Architecture and Implementation

Creating a Lucene Index :How-to

The creation of an Index involves two different processes. The first one populates Lucene Documents with Fields. It is the responsibility of the search engine application to convert original data(PDF,Html,Txt,...) into Lucene Document(field,value), using an appropriate document parser(exple. : PdfBox,JTidy,Sax) .

Once Lucene Document are created the second process is taken over by the IndexWriter, this one is used to create and maintain the Index: IndexWriter's addDocument(LuceneDocument) method gather Lucene Document Fields Value into the Index.

This is  one of the Syntax to use to create an IndexWriter:

 IndexWriter W = new IndexWriter(FSDirectory.open(indexdir),

new  StandardAnalyzer(version.LUCENE_30,IndexWriter.MaxFieldLength.UNLIMITED));

 FSDirectory is an Implementation of Directory, that  store the index in a new or an existing directory in the computer. the Index files would be stored in indexdir

The Analyzer is a startegy used by the IndexWriter to analyze the Lucene Documents fields before they are stored. In this case we choose the simplest one, the StandardAnalyzer for the version 3.0 of Lucene. We can also choose not to limit the length of a field, so all the terms in a field should be considered.

To prevent concurrency, a Lock is used to avoid other IndexWriters to open the same Index directory.

The next step is to delve into each component of this process. Let's start by the Lucene Document.

The Lucene Document

A Lucene Document is a set of Fields. A Field comprises a name and one or more values. The name is usually a word (String type) describing the field like content, path, name, date of creation are examples of field's names. The value is the text of that field.

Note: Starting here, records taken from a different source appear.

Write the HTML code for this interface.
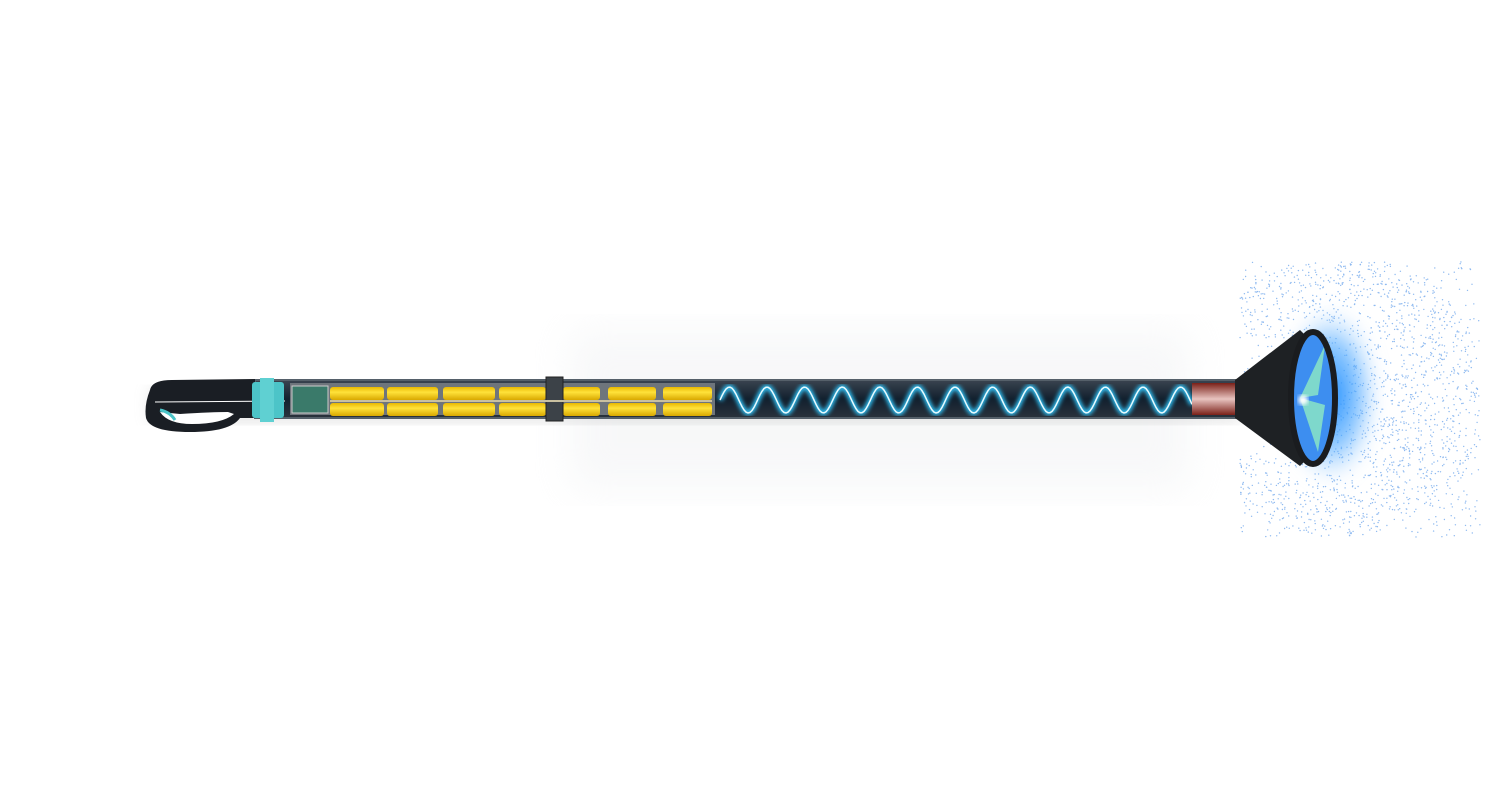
<!DOCTYPE html>
<html><head><meta charset="utf-8"><style>
html,body{margin:0;padding:0;background:#fff;width:1500px;height:810px;overflow:hidden}
</style></head><body>
<svg id="s" width="1500" height="810" viewBox="0 0 1500 810" xmlns="http://www.w3.org/2000/svg">
<defs>
<filter id="blur8"><feGaussianBlur stdDeviation="8"/></filter>
<filter id="blur20"><feGaussianBlur stdDeviation="20"/></filter>
<filter id="blur3"><feGaussianBlur stdDeviation="2"/></filter>
<linearGradient id="tube" x1="0" y1="0" x2="0" y2="1"><stop offset="0" stop-color="#3a4450"/><stop offset=".5" stop-color="#12202e"/><stop offset="1" stop-color="#2a323c"/></linearGradient>
<linearGradient id="cell" x1="0" y1="0" x2="0" y2="1"><stop offset="0" stop-color="#e8b800"/><stop offset=".4" stop-color="#ffe23a"/><stop offset="1" stop-color="#d9a800"/></linearGradient>
<linearGradient id="red" x1="0" y1="0" x2="0" y2="1"><stop offset="0" stop-color="#7a2018"/><stop offset=".5" stop-color="#e8c4c0"/><stop offset="1" stop-color="#7a2018"/></linearGradient>
<radialGradient id="glow"><stop offset="0" stop-color="#1e8cff"/><stop offset=".6" stop-color="#4aa8ff" stop-opacity=".6"/><stop offset="1" stop-color="#bfe0ff" stop-opacity="0"/></radialGradient>
</defs>
<rect x="570" y="330" width="620" height="160" fill="#eceef0" opacity=".4" filter="url(#blur20)"/>
<rect x="150" y="388" width="1090" height="34" fill="#999" opacity=".25" filter="url(#blur8)"/>
<line x1="70" y1="402" x2="150" y2="402" stroke="#bcd8f0" stroke-width="3" filter="url(#blur3)"/>
<g id="dots"></g>
<ellipse cx="1330" cy="395" rx="50" ry="90" fill="url(#glow)" filter="url(#blur8)"/>
<rect x="255" y="380" width="985" height="38" fill="url(#tube)" stroke="#55606a" stroke-width="2"/>
<rect x="290" y="383" width="425" height="32" fill="#6e757c"/>
<g id="cells" fill="url(#cell)"></g>
<rect x="546" y="377" width="17" height="44" fill="#3c4248" stroke="#222" stroke-width="1"/>
<line x1="330" y1="401" x2="712" y2="401" stroke="#c9c0a0" stroke-width="2"/>
<rect x="292" y="386" width="36" height="27" fill="#3a7a6a" stroke="#ccc"/>
<path id="wave" fill="none" stroke="#2ec8ff" stroke-width="5" filter="url(#blur3)"/>
<path id="wave2" fill="none" stroke="#e8fbff" stroke-width="1.5"/>
<rect x="1192" y="383" width="45" height="32" fill="url(#red)"/>
<!-- handle loop -->
<path d="M150 390 Q152 380 172 380 L255 379 L255 418 L240 418 Q230 432 190 432 Q150 432 146 418 Q144 405 150 390 Z" fill="#1a1e24"/>
<path d="M160 412 Q168 424 192 424 Q222 424 234 414 L228 412 Q212 412 180 414 Z" fill="#fff"/>
<path d="M160 410 Q170 412 175 420" stroke="#4cc4c8" stroke-width="3" fill="none"/>
<line x1="150" y1="402" x2="290" y2="402" stroke="#5fd8ff" stroke-width="4" filter="url(#blur3)"/>
<line x1="155" y1="402" x2="285" y2="401" stroke="#fff" stroke-width="1"/>
<rect x="252" y="382" width="32" height="36" rx="3" fill="#4cc4c8"/>
<rect x="260" y="378" width="14" height="44" fill="#5fd0d2"/>
<!-- cone -->
<path d="M1235 380 L1300 330 L1308 338 L1308 458 L1300 466 L1235 418 Z" fill="#1e2124"/>
<ellipse cx="1313" cy="398" rx="22" ry="64" fill="#3d8ef0"/>
<path d="M1300 398 L1325 345 L1318 395 Z M1300 398 L1318 452 L1325 405 Z" fill="#7ed8cc"/>
<ellipse cx="1313" cy="398" rx="22" ry="66" fill="none" stroke="#1a1c1f" stroke-width="6"/>
<circle cx="1303" cy="400" r="5" fill="#fff" filter="url(#blur3)"/>
</svg>
<script>
var NS="http://www.w3.org/2000/svg",s=document.getElementById('s');
var cols=[[330,384],[387,438],[443,495],[499,546],[563,600],[608,656],[663,712]],c=document.getElementById('cells');
cols.forEach(function(p){[[387,13],[403,13]].forEach(function(r){var e=document.createElementNS(NS,'rect');e.setAttribute('x',p[0]);e.setAttribute('y',r[0]);e.setAttribute('width',p[1]-p[0]);e.setAttribute('height',r[1]);e.setAttribute('rx',3);c.appendChild(e);});});
var d='M720 400';for(var x=720;x<=1192;x+=2){var y=400-13*Math.sin((x-720)/470*2*Math.PI*12.5);d+=' L'+x+' '+y.toFixed(1);}
document.getElementById('wave').setAttribute('d',d);document.getElementById('wave2').setAttribute('d',d);
var g=document.getElementById('dots'),seed=7;function r(){seed=(seed*16807)%2147483647;return seed/2147483647;}
for(var i=0;i<2400;i++){var x=1240+r()*240,y=262+r()*275;var dx=(x-1340)/150,dy=(y-398)/140;if(dx*dx+dy*dy>1.0&&r()<.7)continue;if(x<1290&&Math.abs(y-398)<60&&r()<.8)continue;var e=document.createElementNS(NS,'circle');e.setAttribute('cx',x.toFixed(1));e.setAttribute('cy',y.toFixed(1));e.setAttribute('r',0.7);e.setAttribute('fill','#8fbaf0');g.appendChild(e);}
</script>
</body></html>
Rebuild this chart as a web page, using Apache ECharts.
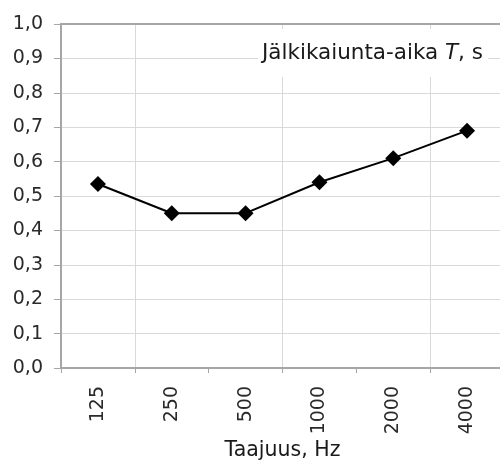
<!DOCTYPE html>
<html>
<head>
<meta charset="utf-8">
<script src="https://cdn.jsdelivr.net/npm/echarts@6/dist/echarts.min.js"></script>
<style>
  html, body { margin: 0; padding: 0; background: #fff; }
  #chart { width: 500px; height: 463px; }
</style>
</head>
<body>
<div id="chart"></div>
<script>
// taajuudet ja jälkikaiunta-ajat
var categories = ['125', '250', '500', '1000', '2000', '4000'];
var reverbTime = [0.535, 0.45, 0.45, 0.54, 0.61, 0.69];

var fontName = 'DejaVu Sans';
var axisGray = '#a6a6a6';
var gridGray = '#d9d9d9';
var none = 'rgba(0,0,0,0)';

var option = {
  animation: false,
  backgroundColor: '#fff',
  title: {
    text: 'Jälkikaiunta-aika {i|T}, s',
    left: 258,
    top: 29,
    padding: [12, 5, 12, 4],
    backgroundColor: '#fff',
    textStyle: {
      fontFamily: fontName,
      fontSize: 21.5,
      fontWeight: 'normal',
      lineHeight: 24,
      color: '#1a1a1a',
      rich: {
        i: { fontFamily: fontName, fontSize: 21.5, fontStyle: 'italic', color: '#1a1a1a', lineHeight: 24 }
      }
    }
  },
  grid: [{
    left: 61,
    top: 24,
    width: 443,
    height: 344,
    outerBoundsMode: 'none'
  }, {
    // apuruudukko pystyviivoille (125 ... 2000 + puolikas)
    left: 61,
    top: 24,
    width: 369,
    height: 344,
    outerBoundsMode: 'none'
  }],
  xAxis: [{
    type: 'category',
    data: categories,
    boundaryGap: true,
    name: 'Taajuus, Hz',
    nameLocation: 'middle',
    nameGap: 72,
    nameMoveOverlap: false,
    nameTextStyle: { fontFamily: fontName, fontSize: 20.5, color: '#1a1a1a' },
    axisLine: { lineStyle: { color: axisGray, width: 2 } },
    axisTick: { show: true, length: 5, lineStyle: { color: axisGray, width: 1 } },
    axisLabel: {
      rotate: 90,
      margin: 18,
      fontFamily: fontName,
      fontSize: 19,
      color: '#2a2a2a'
    },
    splitLine: { show: false }
  }, {
    // ylälaidan viiva
    type: 'category',
    data: categories,
    position: 'top',
    axisLine: { show: true, lineStyle: { color: axisGray, width: 2 } },
    axisTick: { show: false },
    axisLabel: { show: false },
    splitLine: { show: false }
  }, {
    // pystyviivat joka toisen välin kohdalla
    gridIndex: 1,
    type: 'value',
    min: 0,
    max: 5,
    interval: 1,
    axisLine: { show: false },
    axisTick: { show: false },
    axisLabel: { show: false },
    splitLine: {
      show: true,
      lineStyle: { color: [none, gridGray], width: 1 }
    }
  }],
  yAxis: [{
    type: 'value',
    min: 0,
    max: 1,
    interval: 0.1,
    axisLine: { show: true, lineStyle: { color: axisGray, width: 2 } },
    axisTick: { show: true, length: 7, lineStyle: { color: axisGray, width: 1 } },
    axisLabel: {
      margin: 18,
      fontFamily: fontName,
      fontSize: 19,
      color: '#2a2a2a',
      formatter: function (v) { return v.toFixed(1).replace('.', ','); }
    },
    splitLine: { show: true, lineStyle: { color: gridGray, width: 1 } }
  }, {
    gridIndex: 1,
    type: 'value',
    min: 0,
    max: 1,
    axisLine: { show: false },
    axisTick: { show: false },
    axisLabel: { show: false },
    splitLine: { show: false }
  }],
  series: [{
    type: 'line',
    data: reverbTime,
    symbol: 'diamond',
    symbolSize: 16,
    lineStyle: { color: '#000', width: 2 },
    itemStyle: { color: '#000' }
  }]
};

echarts.init(document.getElementById('chart')).setOption(option);
</script>
</body>
</html>
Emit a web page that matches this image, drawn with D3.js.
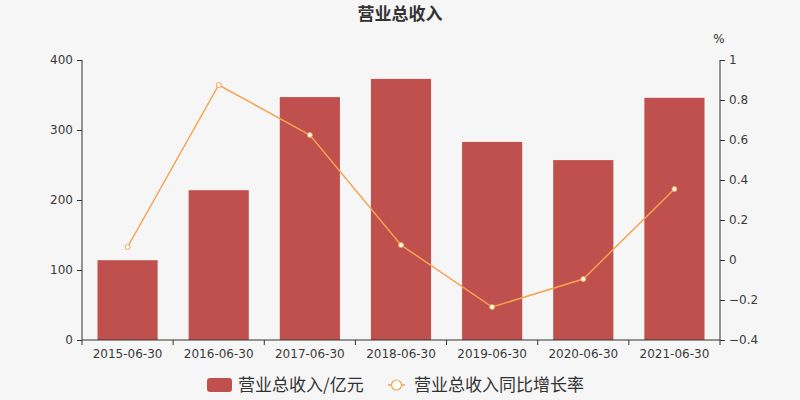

  • An example of a field value is "discover the web" for the field content.
  •  "/document and settings/2012/index" is an example of field value for the field name's path.
  •  "2010-09-22T00:00:00Z" is an example of date value

Lucene Document is used in these three cases :

  •  As a logical representation of the original documents(txt,pdf,html,...) provided by the document parser
  • A part of the index which hold stored (Lucene) fields. The following components of Lucene Documents are usually stored in the index:
    • Terms of each field: these build the terms dictionnary
    • Documents'identification numbers (DocIds) : These are numbers that are automatically increment when a new Lucene Document is added. There are used as pointer on Lucene Documents they represent.
  • As representaion of the result of a query : Field's values matching the query are gather and displayed by the search application as result.